The first thing that I notice is that the Christ of the Gospels thought and taught that His death was to be His own act.
I do not think that it is an undue or pedantic pressing of the significance of the words before us, if I ask you to notice two of the significant expressions in this text. The Son of Man came,' and came to give His life.' The one word refers to the act of entrance into, the other to the act of departure from, this earthly life. They correspond in so far as that both bring into prominence Christ's own consent, volition, and action in the very two things about which men are least consulted, their being born and their dying.
The Son of Man came.' Now if that expression occurred but once it might be minimised as being only a synonym for birth, having no special force. But if you will notice that it is our Lord's habitual word about Himself, only varied occasionally by another one equally significant when he says that He was sent'; and if you will further notice that all through the Gospels He never butonce speaks of Himself as being born,' I think you will admit that I am not making too much of a word when I say that when Christ, out of the depths of His consciousness, said the Son of Man came; He was teaching us that He lived before He was born, and that behind the natural fact of birth there lay the supernatural fact of His choosing to be incarnated for man's redemption. The one instance in which He does speak of Himself as being born' is most instructive in this connection. For it was before the Roman governor; and He accompanied the clause in which He said, To this end was I born'--which was adapted to Pilate's level of intelligence--with another one which seemed to be inserted to satisfy His own sense of fitness, rather than for any light that it would give to its first hearer, And for this cause came I into the world.' The two things were not synonymous; but before the birth there was the coming, and Jesus was born because the Eternal Word willed to come. So says the Christ of the Gospels; and the Christ of the Epistles is represented as taking upon Him the form of a servant, and being found in fashion as a man.' Do you accept that as true of the historic Christ'?

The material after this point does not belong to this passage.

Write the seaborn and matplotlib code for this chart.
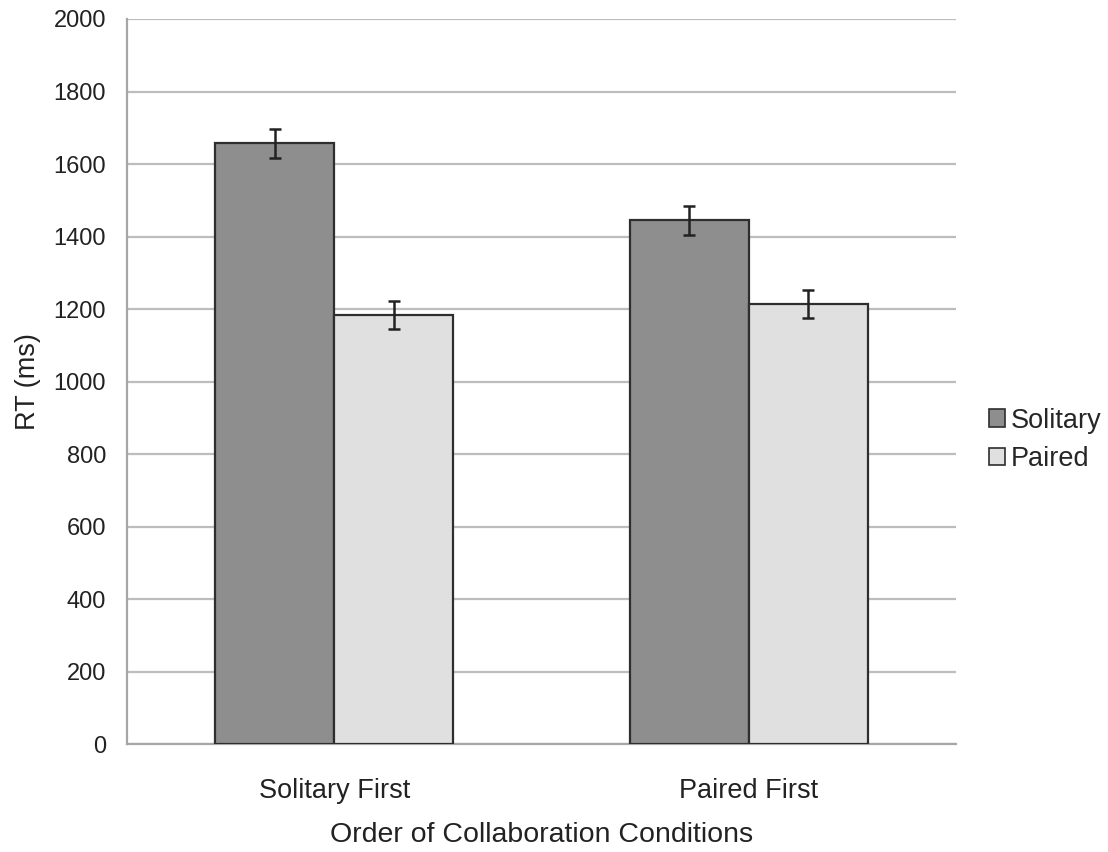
import matplotlib
matplotlib.use("Agg")
import matplotlib.pyplot as plt
import seaborn as sns
import pandas as pd
import numpy as np
from matplotlib.patches import Patch

# Mean response times (ms) and their standard errors
orders = ["Solitary First", "Paired First"]
conditions = ["Solitary", "Paired"]
solitary_rt = [1657, 1445]
paired_rt = [1184, 1214]
solitary_err = [39, 40]
paired_err = [38, 39]

y_ticks = [0, 200, 400, 600, 800, 1000, 1200, 1400, 1600, 1800, 2000]

df = pd.DataFrame({
    "order": orders * 2,
    "condition": [conditions[0]] * 2 + [conditions[1]] * 2,
    "rt": solitary_rt + paired_rt,
    "err": solitary_err + paired_err,
})

sns.set_style("white")
plt.rcParams["font.family"] = ["Liberation Sans", "DejaVu Sans"]

palette = {"Solitary": "#8e8e8e", "Paired": "#e0e0e0"}
edge = "#2e2e2e"
grid_col = "#bdbdbd"
spine_col = "#a6a6a6"
text_col = "#222222"

fig = plt.figure(figsize=(11.08, 8.52), dpi=100)
ax = fig.add_axes([0.1146, 0.1264, 0.7482, 0.8513])

sns.barplot(data=df, x="order", y="rt", hue="condition", order=orders,
            hue_order=conditions, palette=palette, width=0.574, gap=0,
            edgecolor=edge, linewidth=1.6, errorbar=None, legend=False,
            zorder=3, ax=ax)

# Error bars placed at the centres of the drawn bars
for container, cond in zip(ax.containers, conditions):
    sub = df[df["condition"] == cond].set_index("order").loc[orders]
    xs = [p.get_x() + p.get_width() / 2 for p in container.patches]
    hs = [p.get_height() for p in container.patches]
    ax.errorbar(xs, hs, yerr=sub["err"].values, fmt="none", ecolor=text_col,
                elinewidth=1.8, capsize=4.5, capthick=1.8, zorder=4)

ax.set_ylim(0, 2000)
ax.set_xlim(-0.5, 1.5)
ax.set_yticks(y_ticks)
ax.set_yticklabels([str(v) for v in y_ticks], fontsize=17, color=text_col)
ax.yaxis.grid(True, color=grid_col, linewidth=1.6, zorder=0)
ax.set_axisbelow(True)

ax.set_xticks([0, 1])
ax.set_xticklabels(orders, fontsize=19.5, color=text_col)
ax.set_xticks([-0.5, 0.5, 1.5], minor=True)
ax.tick_params(axis="x", which="major", length=0, pad=24)
ax.tick_params(axis="x", which="minor", length=8, width=1.6, color=spine_col,
               direction="out")
ax.tick_params(axis="y", which="major", length=6, width=1.6, color=spine_col,
               direction="out", pad=9)

for side in ["top", "right"]:
    ax.spines[side].set_visible(False)
for side in ["left", "bottom"]:
    ax.spines[side].set_color(spine_col)
    ax.spines[side].set_linewidth(1.6)

ax.set_xlabel("Order of Collaboration Conditions", fontsize=20.5,
              color=text_col, labelpad=13)
ax.set_ylabel("RT (ms)", fontsize=19.5, color=text_col, labelpad=9)

handles = [Patch(facecolor=palette[c], edgecolor=edge, linewidth=1.2, label=c)
           for c in conditions]
fig.legend(handles=handles, loc="center left", bbox_to_anchor=(0.8825, 0.484),
           frameon=False, fontsize=19.5, handlelength=0.6, handleheight=0.6,
           handletextpad=0.2, labelspacing=0.45, borderaxespad=0)

fig.savefig("out.png", dpi=100, facecolor="white")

With precise correspondence, if we turn to the other end of His life, we find the equally significant expression in my text which asserts for it, too, that the other necessity to which men necessarily and without their own volition bow was to Christ a matter of choice. The Son of Man came to give."No man taketh it from Me,' as He said on another occasion. I lay it down of Myself.' The Good Shepherd giveth His life for the sheep.' My flesh I give for the world's life.' Now, brethren, we are not to regard these words as mere vague expressions for a willing surrender to the necessity of death, but as expressing what I believe is taught us all through Scripture, and is fundamental to any real grasp of the real Christ, that He died because He chose, and chose because He loved. What meant that loud voice' with which He said It is finished,' but that there was no physical exhaustion, such as was usually the immediate occasion of death by crucifixion? What meant that surprising rapidity with which the last moment came in His case, to the astonishment of the stolid bystanders? They meant the same thing as I believe that the Evangelists meant when they, with one consent, employed expressions to describe Christ's death, which may indeed be only euphemisms, but are apparently declarations of its voluntary character. He gave up the ghost.' He yielded His Spirit.' He breathed forth His life, and so He died.
As one of the old fathers said, Who is this that thus falls asleep when He wills? To die is weakness, but thus to die is power.' The weakness of God is stronger than man.' The desperate king of Israel bade his slave kill him, and when the menial shrunk from such sacrilege he fell upon his own sword. Christ bade His servant Death,' Do this,' and he did it; and dying, our Lord and Master declared Himself the Lord and Master of Death. This is a part of the history of the historic Christ. Do you believe it?